%%

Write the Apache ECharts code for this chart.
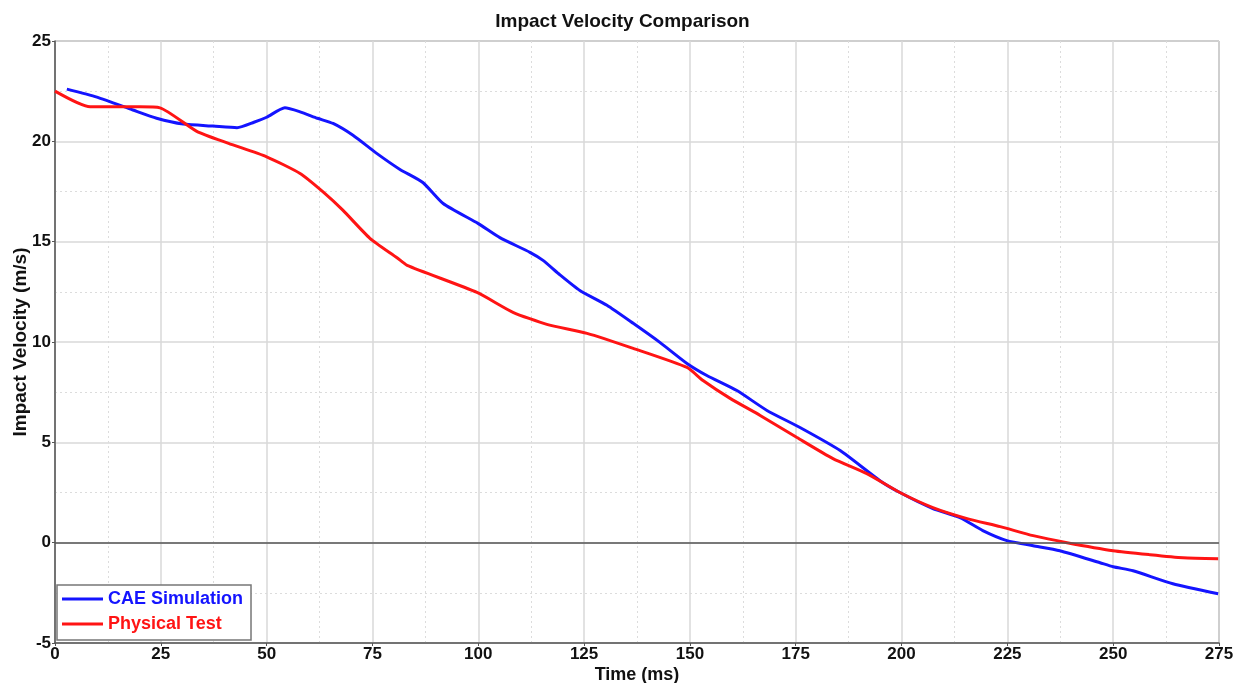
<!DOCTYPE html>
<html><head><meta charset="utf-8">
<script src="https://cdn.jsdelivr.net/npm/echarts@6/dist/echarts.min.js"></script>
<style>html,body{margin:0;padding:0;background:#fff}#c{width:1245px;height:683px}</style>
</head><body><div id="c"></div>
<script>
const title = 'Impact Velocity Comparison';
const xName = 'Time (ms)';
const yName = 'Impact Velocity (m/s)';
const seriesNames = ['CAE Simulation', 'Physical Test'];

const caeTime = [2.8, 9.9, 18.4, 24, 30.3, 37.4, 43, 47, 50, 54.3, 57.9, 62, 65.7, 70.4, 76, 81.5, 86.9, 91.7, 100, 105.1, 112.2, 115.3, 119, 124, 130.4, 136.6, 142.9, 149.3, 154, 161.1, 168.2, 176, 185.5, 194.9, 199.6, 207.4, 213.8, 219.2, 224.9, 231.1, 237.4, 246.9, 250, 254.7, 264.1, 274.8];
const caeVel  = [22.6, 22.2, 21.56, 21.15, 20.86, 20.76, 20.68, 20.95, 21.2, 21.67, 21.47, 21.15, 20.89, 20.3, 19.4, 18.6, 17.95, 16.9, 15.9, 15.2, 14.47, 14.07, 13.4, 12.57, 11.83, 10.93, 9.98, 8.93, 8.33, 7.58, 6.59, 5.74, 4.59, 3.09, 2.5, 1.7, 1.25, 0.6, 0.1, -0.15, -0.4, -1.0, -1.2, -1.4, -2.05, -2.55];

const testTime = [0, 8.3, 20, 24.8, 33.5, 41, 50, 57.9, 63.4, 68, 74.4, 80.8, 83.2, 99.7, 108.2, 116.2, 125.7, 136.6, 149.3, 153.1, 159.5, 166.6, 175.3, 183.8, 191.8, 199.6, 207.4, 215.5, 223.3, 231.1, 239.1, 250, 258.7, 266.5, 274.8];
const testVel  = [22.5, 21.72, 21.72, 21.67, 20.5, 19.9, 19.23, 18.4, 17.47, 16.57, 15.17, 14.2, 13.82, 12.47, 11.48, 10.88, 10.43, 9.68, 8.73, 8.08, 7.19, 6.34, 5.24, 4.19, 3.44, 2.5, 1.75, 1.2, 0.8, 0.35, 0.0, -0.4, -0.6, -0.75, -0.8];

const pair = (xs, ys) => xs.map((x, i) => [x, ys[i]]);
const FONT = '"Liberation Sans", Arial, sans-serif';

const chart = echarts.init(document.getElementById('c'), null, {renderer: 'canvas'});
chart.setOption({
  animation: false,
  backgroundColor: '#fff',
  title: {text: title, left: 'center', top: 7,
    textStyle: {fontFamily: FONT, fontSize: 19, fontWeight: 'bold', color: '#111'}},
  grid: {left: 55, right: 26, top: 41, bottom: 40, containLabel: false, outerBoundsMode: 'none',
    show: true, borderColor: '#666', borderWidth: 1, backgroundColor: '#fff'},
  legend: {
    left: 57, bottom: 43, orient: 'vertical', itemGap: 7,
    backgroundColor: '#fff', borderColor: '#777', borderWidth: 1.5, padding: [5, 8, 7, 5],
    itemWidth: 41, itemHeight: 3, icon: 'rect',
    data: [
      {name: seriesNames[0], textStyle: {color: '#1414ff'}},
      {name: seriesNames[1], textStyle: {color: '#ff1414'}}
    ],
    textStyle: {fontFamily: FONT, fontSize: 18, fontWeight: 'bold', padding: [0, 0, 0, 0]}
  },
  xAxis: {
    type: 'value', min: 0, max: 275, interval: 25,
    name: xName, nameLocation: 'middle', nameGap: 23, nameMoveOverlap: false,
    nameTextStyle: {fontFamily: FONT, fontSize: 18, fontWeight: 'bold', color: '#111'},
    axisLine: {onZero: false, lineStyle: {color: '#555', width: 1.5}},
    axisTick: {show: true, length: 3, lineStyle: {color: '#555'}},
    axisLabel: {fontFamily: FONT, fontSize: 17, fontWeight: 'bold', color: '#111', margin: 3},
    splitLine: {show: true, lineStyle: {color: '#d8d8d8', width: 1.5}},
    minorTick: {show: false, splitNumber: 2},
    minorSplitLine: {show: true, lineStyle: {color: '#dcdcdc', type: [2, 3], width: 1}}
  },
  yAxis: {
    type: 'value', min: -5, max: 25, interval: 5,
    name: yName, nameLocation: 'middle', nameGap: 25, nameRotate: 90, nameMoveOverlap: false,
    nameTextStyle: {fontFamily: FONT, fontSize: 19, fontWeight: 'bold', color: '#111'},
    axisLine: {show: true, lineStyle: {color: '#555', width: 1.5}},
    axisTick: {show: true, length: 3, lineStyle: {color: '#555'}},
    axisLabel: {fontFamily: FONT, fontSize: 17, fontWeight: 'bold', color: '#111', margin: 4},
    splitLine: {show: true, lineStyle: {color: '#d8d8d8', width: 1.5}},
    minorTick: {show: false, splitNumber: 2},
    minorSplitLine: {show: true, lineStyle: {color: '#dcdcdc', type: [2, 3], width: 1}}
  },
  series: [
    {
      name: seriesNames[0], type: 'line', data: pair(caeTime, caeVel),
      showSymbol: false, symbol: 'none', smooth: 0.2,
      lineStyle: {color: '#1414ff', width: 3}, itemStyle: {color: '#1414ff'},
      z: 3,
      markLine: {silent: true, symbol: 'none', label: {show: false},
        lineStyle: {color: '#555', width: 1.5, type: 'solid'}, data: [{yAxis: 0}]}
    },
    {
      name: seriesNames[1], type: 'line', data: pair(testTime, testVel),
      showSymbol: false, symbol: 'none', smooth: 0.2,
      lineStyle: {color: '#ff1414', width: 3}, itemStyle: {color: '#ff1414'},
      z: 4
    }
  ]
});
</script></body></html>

%%

→ The task
Write out again every line above exactly as given; the pictures do not belong in the copy.

→ Task solution
Write the Apache ECharts code for this chart.
<!DOCTYPE html>
<html><head><meta charset="utf-8">
<script src="https://cdn.jsdelivr.net/npm/echarts@6/dist/echarts.min.js"></script>
<style>html,body{margin:0;padding:0;background:#fff}#c{width:1245px;height:683px}</style>
</head><body><div id="c"></div>
<script>
const title = 'Impact Velocity Comparison';
const xName = 'Time (ms)';
const yName = 'Impact Velocity (m/s)';
const seriesNames = ['CAE Simulation', 'Physical Test'];

const caeTime = [2.8, 9.9, 18.4, 24, 30.3, 37.4, 43, 47, 50, 54.3, 57.9, 62, 65.7, 70.4, 76, 81.5, 86.9, 91.7, 100, 105.1, 112.2, 115.3, 119, 124, 130.4, 136.6, 142.9, 149.3, 154, 161.1, 168.2, 176, 185.5, 194.9, 199.6, 207.4, 213.8, 219.2, 224.9, 231.1, 237.4, 246.9, 250, 254.7, 264.1, 274.8];
const caeVel  = [22.6, 22.2, 21.56, 21.15, 20.86, 20.76, 20.68, 20.95, 21.2, 21.67, 21.47, 21.15, 20.89, 20.3, 19.4, 18.6, 17.95, 16.9, 15.9, 15.2, 14.47, 14.07, 13.4, 12.57, 11.83, 10.93, 9.98, 8.93, 8.33, 7.58, 6.59, 5.74, 4.59, 3.09, 2.5, 1.7, 1.25, 0.6, 0.1, -0.15, -0.4, -1.0, -1.2, -1.4, -2.05, -2.55];

const testTime = [0, 8.3, 20, 24.8, 33.5, 41, 50, 57.9, 63.4, 68, 74.4, 80.8, 83.2, 99.7, 108.2, 116.2, 125.7, 136.6, 149.3, 153.1, 159.5, 166.6, 175.3, 183.8, 191.8, 199.6, 207.4, 215.5, 223.3, 231.1, 239.1, 250, 258.7, 266.5, 274.8];
const testVel  = [22.5, 21.72, 21.72, 21.67, 20.5, 19.9, 19.23, 18.4, 17.47, 16.57, 15.17, 14.2, 13.82, 12.47, 11.48, 10.88, 10.43, 9.68, 8.73, 8.08, 7.19, 6.34, 5.24, 4.19, 3.44, 2.5, 1.75, 1.2, 0.8, 0.35, 0.0, -0.4, -0.6, -0.75, -0.8];

const pair = (xs, ys) => xs.map((x, i) => [x, ys[i]]);
const FONT = '"Liberation Sans", Arial, sans-serif';

const chart = echarts.init(document.getElementById('c'), null, {renderer: 'canvas'});
chart.setOption({
  animation: false,
  backgroundColor: '#fff',
  title: {text: title, left: 'center', top: 7,
    textStyle: {fontFamily: FONT, fontSize: 19, fontWeight: 'bold', color: '#111'}},
  grid: {left: 55, right: 26, top: 41, bottom: 40, containLabel: false, outerBoundsMode: 'none',
    show: true, borderColor: '#666', borderWidth: 1, backgroundColor: '#fff'},
  legend: {
    left: 57, bottom: 43, orient: 'vertical', itemGap: 7,
    backgroundColor: '#fff', borderColor: '#777', borderWidth: 1.5, padding: [5, 8, 7, 5],
    itemWidth: 41, itemHeight: 3, icon: 'rect',
    data: [
      {name: seriesNames[0], textStyle: {color: '#1414ff'}},
      {name: seriesNames[1], textStyle: {color: '#ff1414'}}
    ],
    textStyle: {fontFamily: FONT, fontSize: 18, fontWeight: 'bold', padding: [0, 0, 0, 0]}
  },
  xAxis: {
    type: 'value', min: 0, max: 275, interval: 25,
    name: xName, nameLocation: 'middle', nameGap: 23, nameMoveOverlap: false,
    nameTextStyle: {fontFamily: FONT, fontSize: 18, fontWeight: 'bold', color: '#111'},
    axisLine: {onZero: false, lineStyle: {color: '#555', width: 1.5}},
    axisTick: {show: true, length: 3, lineStyle: {color: '#555'}},
    axisLabel: {fontFamily: FONT, fontSize: 17, fontWeight: 'bold', color: '#111', margin: 3},
    splitLine: {show: true, lineStyle: {color: '#d8d8d8', width: 1.5}},
    minorTick: {show: false, splitNumber: 2},
    minorSplitLine: {show: true, lineStyle: {color: '#dcdcdc', type: [2, 3], width: 1}}
  },
  yAxis: {
    type: 'value', min: -5, max: 25, interval: 5,
    name: yName, nameLocation: 'middle', nameGap: 25, nameRotate: 90, nameMoveOverlap: false,
    nameTextStyle: {fontFamily: FONT, fontSize: 19, fontWeight: 'bold', color: '#111'},
    axisLine: {show: true, lineStyle: {color: '#555', width: 1.5}},
    axisTick: {show: true, length: 3, lineStyle: {color: '#555'}},
    axisLabel: {fontFamily: FONT, fontSize: 17, fontWeight: 'bold', color: '#111', margin: 4},
    splitLine: {show: true, lineStyle: {color: '#d8d8d8', width: 1.5}},
    minorTick: {show: false, splitNumber: 2},
    minorSplitLine: {show: true, lineStyle: {color: '#dcdcdc', type: [2, 3], width: 1}}
  },
  series: [
    {
      name: seriesNames[0], type: 'line', data: pair(caeTime, caeVel),
      showSymbol: false, symbol: 'none', smooth: 0.2,
      lineStyle: {color: '#1414ff', width: 3}, itemStyle: {color: '#1414ff'},
      z: 3,
      markLine: {silent: true, symbol: 'none', label: {show: false},
        lineStyle: {color: '#555', width: 1.5, type: 'solid'}, data: [{yAxis: 0}]}
    },
    {
      name: seriesNames[1], type: 'line', data: pair(testTime, testVel),
      showSymbol: false, symbol: 'none', smooth: 0.2,
      lineStyle: {color: '#ff1414', width: 3}, itemStyle: {color: '#ff1414'},
      z: 4
    }
  ]
});
</script></body></html>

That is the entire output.